On Being the First Social Marketing Platform for Mobile
As the social landscape evolves, marketers are using a range of different tools and solutions to leverage this unprecedented opportunity. There is listening and reputation management. Publishing and community management. Analytics and customer relationship management. Advertising and campaign management. There is clearly much to be managed in social marketing. The challenge for marketers is to prioritize and strategize for the greatest possible impact and return. Because all social activity is not created equal.
The fundamental considerations for marketers are the "how" and "where" of social engagement. In other words, how is the customer engaging with my brand? And where are they at that critical moment? By answering these questions, brands can make the best possible decisions with regard to their social marketing strategies.
How to Engage Consumers on Social
How customers engage is important because platforms and devices matter.
Facebook, Foursquare, Twitter, and Instagram offer unique value propositions for consumers and marketers alike. Engagement value can vary significantly within each platform as well as across them. The more stark distinction is between devices. PCs and smartphones are fundamentally different paradigms, especially as marketing vehicles. An engaged consumer on a smartphone is significantly more valuable than the same consumer on a PC.
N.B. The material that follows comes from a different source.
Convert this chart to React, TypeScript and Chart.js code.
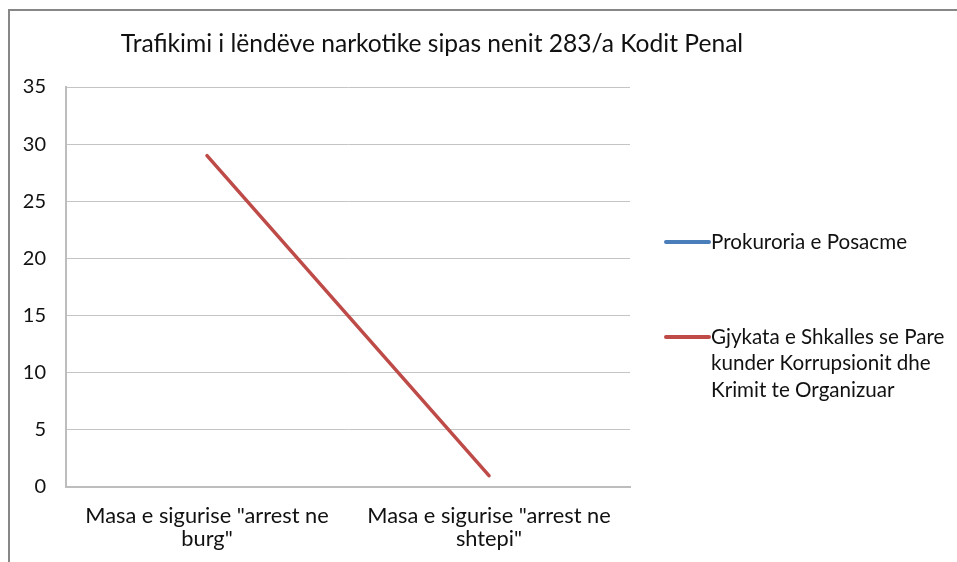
import React, { useEffect, useRef } from "react";
import { Chart, registerables } from "chart.js";

Chart.register(...registerables);

const titleText = "Trafikimi i lëndëve narkotike sipas nenit 283/a Kodit Penal";
const categories: string[][] = [
  ['Masa e sigurise "arrest ne', 'burg"'],
  ['Masa e sigurise "arrest ne', 'shtepi"'],
];
const seriesNames = [
  "Prokuroria e Posacme",
  "Gjykata e Shkalles se Pare kunder Korrupsionit dhe Krimit te Organizuar",
];
const legendLines: string[][] = [
  ["Prokuroria e Posacme"],
  ["Gjykata e Shkalles se Pare", "kunder Korrupsionit dhe", "Krimit te Organizuar"],
];
const prokuroriaValues: (number | null)[] = [null, null];
const gjykataValues: (number | null)[] = [29, 1];
const yTicks = [0, 5, 10, 15, 20, 25, 30, 35];

const FONT = "Lato, 'Noto Sans', sans-serif";
const BLUE = "#4a7ebb";
const RED = "#be4b48";

const overlayPlugin = {
  id: "overlay",
  afterDraw(chart: any) {
    const ctx = chart.ctx as CanvasRenderingContext2D;
    ctx.save();
    // title
    ctx.fillStyle = "#111";
    ctx.font = `24.6px ${FONT}`;
    ctx.textAlign = "center";
    ctx.textBaseline = "middle";
    ctx.fillText(titleText, 432, 44);
    // legend
    const rows = [242, 337];
    const lineGap = 26.5;
    chart.data.datasets.forEach((ds: any, i: number) => {
      const y = rows[i];
      ctx.strokeStyle = ds.borderColor;
      ctx.lineWidth = 4;
      ctx.lineCap = "round";
      ctx.beginPath();
      ctx.moveTo(666, y);
      ctx.lineTo(709, y);
      ctx.stroke();
      ctx.fillStyle = "#111";
      ctx.font = `20.6px ${FONT}`;
      ctx.textAlign = "left";
      ctx.textBaseline = "middle";
      legendLines[i].forEach((t, j) => {
        ctx.fillText(t, 711, y + j * lineGap);
      });
    });
    ctx.restore();
  },
};

export default function App() {
  const ref = useRef<HTMLCanvasElement>(null);
  useEffect(() => {
    if (!ref.current) return;
    const chart = new Chart(ref.current, {
      type: "line",
      data: {
        labels: categories,
        datasets: [
          {
            label: seriesNames[0],
            data: prokuroriaValues,
            borderColor: BLUE,
            backgroundColor: BLUE,
            borderWidth: 3.5,
            pointRadius: 0,
            borderCapStyle: "round",
          },
          {
            label: seriesNames[1],
            data: gjykataValues,
            borderColor: RED,
            backgroundColor: RED,
            borderWidth: 3.5,
            pointRadius: 0,
            borderCapStyle: "round",
          },
        ],
      },
      options: {
        responsive: false,
        animation: false,
        layout: { padding: { left: 0, top: 87, right: 327, bottom: 0 } },
        plugins: {
          legend: { display: false },
          title: { display: false },
          tooltip: { enabled: false },
        },
        scales: {
          x: {
            type: "category",
            offset: true,
            grid: { display: false, drawTicks: false },
            border: { display: true, color: "#bdbdbd", width: 2 },
            ticks: {
              color: "#111",
              font: { family: FONT, size: 21.8, lineHeight: 1.08 },
              padding: 17,
              maxRotation: 0,
              autoSkip: false,
            },
            afterFit(scale: any) {
              scale.height = 75;
            },
          },
          y: {
            min: 0,
            max: 35,
            afterBuildTicks(scale: any) {
              scale.ticks = yTicks.map((v) => ({ value: v }));
            },
            grid: { color: "#c4c4c4", lineWidth: 1, drawTicks: false },
            border: { display: true, color: "#bdbdbd", width: 2 },
            ticks: {
              color: "#111",
              font: { family: FONT, size: 20 },
              padding: 20,
            },
            afterFit(scale: any) {
              scale.width = 66;
            },
          },
        },
      },
      plugins: [overlayPlugin],
    });
    return () => chart.destroy();
  }, []);

  return (
    <div
      style={{
        position: "fixed",
        left: 0,
        top: 0,
        width: 957,
        height: 562,
        overflow: "hidden",
        background: "#fff",
      }}
    >
      <div
        style={{
          position: "absolute",
          left: 8,
          top: 9,
          width: 2000,
          height: 2000,
          border: "2px solid #878787",
        }}
      />
      <canvas
        ref={ref}
        width={957}
        height={562}
        style={{ position: "absolute", left: 0, top: 0, width: 957, height: 562 }}
      />
    </div>
  );
}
Where to Engage Consumers on Social
Which brings us to the "where" of social engagement.
Is the consumer at home sitting in front of their computer, where location is largely irrelevant, or are they in a retail shopping environment using their smartphone, where location offers crucial context? The latter is infinitely more valuable for any brand that sells products and services in the physical world, not the least of which is its proximity to the point of sale.
This essential "how" and "where" of social engagement is what we mean by a social marketing platform built for the mobile paradigm. By optimizing for the how and where of smartphone engagement, MomentFeed offers the best of both worlds because there is a significant spillover effect to PCs. This is distinct from PC-first social marketing platforms that are built for consumers at home on their computers, where there is very little spillover to mobile.